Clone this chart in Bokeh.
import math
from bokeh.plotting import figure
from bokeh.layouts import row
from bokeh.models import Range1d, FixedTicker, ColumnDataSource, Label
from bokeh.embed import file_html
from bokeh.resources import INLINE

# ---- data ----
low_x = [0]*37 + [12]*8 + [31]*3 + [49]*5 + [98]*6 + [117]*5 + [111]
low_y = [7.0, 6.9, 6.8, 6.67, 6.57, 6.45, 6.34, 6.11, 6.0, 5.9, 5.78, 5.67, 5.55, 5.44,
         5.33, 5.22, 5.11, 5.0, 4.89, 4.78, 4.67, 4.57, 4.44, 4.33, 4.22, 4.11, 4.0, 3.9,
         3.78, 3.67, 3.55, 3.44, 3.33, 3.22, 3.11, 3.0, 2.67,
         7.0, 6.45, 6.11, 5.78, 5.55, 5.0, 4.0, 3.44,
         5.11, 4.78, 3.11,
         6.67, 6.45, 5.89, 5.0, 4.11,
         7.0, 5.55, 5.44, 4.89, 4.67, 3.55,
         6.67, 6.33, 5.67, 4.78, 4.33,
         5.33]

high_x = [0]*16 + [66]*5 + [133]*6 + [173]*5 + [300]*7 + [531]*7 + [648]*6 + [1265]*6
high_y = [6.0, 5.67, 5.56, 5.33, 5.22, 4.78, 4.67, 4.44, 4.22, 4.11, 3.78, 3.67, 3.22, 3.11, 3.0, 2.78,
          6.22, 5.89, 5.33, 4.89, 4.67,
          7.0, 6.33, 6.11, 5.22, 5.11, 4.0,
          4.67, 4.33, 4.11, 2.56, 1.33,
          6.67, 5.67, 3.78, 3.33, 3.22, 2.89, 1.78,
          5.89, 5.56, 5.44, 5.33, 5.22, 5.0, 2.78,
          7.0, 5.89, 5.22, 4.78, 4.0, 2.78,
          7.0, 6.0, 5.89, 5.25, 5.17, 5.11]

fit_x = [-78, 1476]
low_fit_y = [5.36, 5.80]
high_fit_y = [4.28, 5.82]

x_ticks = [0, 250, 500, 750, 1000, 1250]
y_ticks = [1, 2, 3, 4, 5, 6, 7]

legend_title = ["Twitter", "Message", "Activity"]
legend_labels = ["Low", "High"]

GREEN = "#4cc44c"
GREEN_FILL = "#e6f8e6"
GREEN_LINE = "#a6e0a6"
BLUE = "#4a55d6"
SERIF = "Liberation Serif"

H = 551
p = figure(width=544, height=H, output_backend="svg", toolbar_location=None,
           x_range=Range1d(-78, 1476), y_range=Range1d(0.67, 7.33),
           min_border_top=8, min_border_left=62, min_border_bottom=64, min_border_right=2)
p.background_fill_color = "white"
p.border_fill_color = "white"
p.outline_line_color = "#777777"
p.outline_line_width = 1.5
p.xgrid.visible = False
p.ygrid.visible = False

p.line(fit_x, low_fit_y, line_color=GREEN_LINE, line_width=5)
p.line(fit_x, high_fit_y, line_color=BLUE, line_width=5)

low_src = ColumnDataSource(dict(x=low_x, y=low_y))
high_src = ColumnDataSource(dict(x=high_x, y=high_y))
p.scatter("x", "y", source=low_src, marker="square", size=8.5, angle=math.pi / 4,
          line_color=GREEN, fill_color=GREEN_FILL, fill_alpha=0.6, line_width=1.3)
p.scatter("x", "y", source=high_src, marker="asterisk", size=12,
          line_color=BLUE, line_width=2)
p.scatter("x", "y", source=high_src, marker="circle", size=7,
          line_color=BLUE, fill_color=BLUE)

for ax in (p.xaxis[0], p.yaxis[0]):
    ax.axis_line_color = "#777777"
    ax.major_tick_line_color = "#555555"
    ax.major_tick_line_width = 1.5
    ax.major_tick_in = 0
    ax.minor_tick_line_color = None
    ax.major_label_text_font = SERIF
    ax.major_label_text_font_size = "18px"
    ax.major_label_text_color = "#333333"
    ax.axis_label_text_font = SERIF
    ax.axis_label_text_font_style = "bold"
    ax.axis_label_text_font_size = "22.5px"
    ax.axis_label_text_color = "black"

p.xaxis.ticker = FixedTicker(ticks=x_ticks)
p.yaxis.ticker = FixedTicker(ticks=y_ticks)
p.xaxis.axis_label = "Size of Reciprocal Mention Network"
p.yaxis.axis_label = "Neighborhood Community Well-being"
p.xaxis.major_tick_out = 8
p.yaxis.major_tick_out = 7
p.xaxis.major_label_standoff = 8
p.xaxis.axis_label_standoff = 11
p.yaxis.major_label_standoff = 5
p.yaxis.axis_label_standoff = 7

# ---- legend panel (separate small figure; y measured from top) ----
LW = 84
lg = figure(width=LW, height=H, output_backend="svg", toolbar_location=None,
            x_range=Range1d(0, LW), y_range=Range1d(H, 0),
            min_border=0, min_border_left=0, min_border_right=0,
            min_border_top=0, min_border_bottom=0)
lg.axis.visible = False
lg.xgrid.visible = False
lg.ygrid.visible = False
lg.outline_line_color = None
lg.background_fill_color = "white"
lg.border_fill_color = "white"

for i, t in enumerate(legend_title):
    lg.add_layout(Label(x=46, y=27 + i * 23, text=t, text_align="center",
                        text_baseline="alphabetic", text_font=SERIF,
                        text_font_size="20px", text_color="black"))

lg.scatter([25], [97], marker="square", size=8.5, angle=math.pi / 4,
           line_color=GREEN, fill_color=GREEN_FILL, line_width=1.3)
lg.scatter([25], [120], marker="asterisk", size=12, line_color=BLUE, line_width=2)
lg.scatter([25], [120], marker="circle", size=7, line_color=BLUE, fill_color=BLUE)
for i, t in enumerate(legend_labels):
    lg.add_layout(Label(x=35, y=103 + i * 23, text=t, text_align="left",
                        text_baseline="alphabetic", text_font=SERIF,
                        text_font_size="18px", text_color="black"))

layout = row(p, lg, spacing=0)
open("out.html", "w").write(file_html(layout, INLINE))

- **PROBLEM TO SOLVE**
Print exactly, and only, the lines beginning at the top of the listing and ending at the line with "from bokeh.resources import INLINE".

- **EXERCISE SOLUTION**
Clone this chart in Bokeh.
import math
from bokeh.plotting import figure
from bokeh.layouts import row
from bokeh.models import Range1d, FixedTicker, ColumnDataSource, Label
from bokeh.embed import file_html
from bokeh.resources import INLINE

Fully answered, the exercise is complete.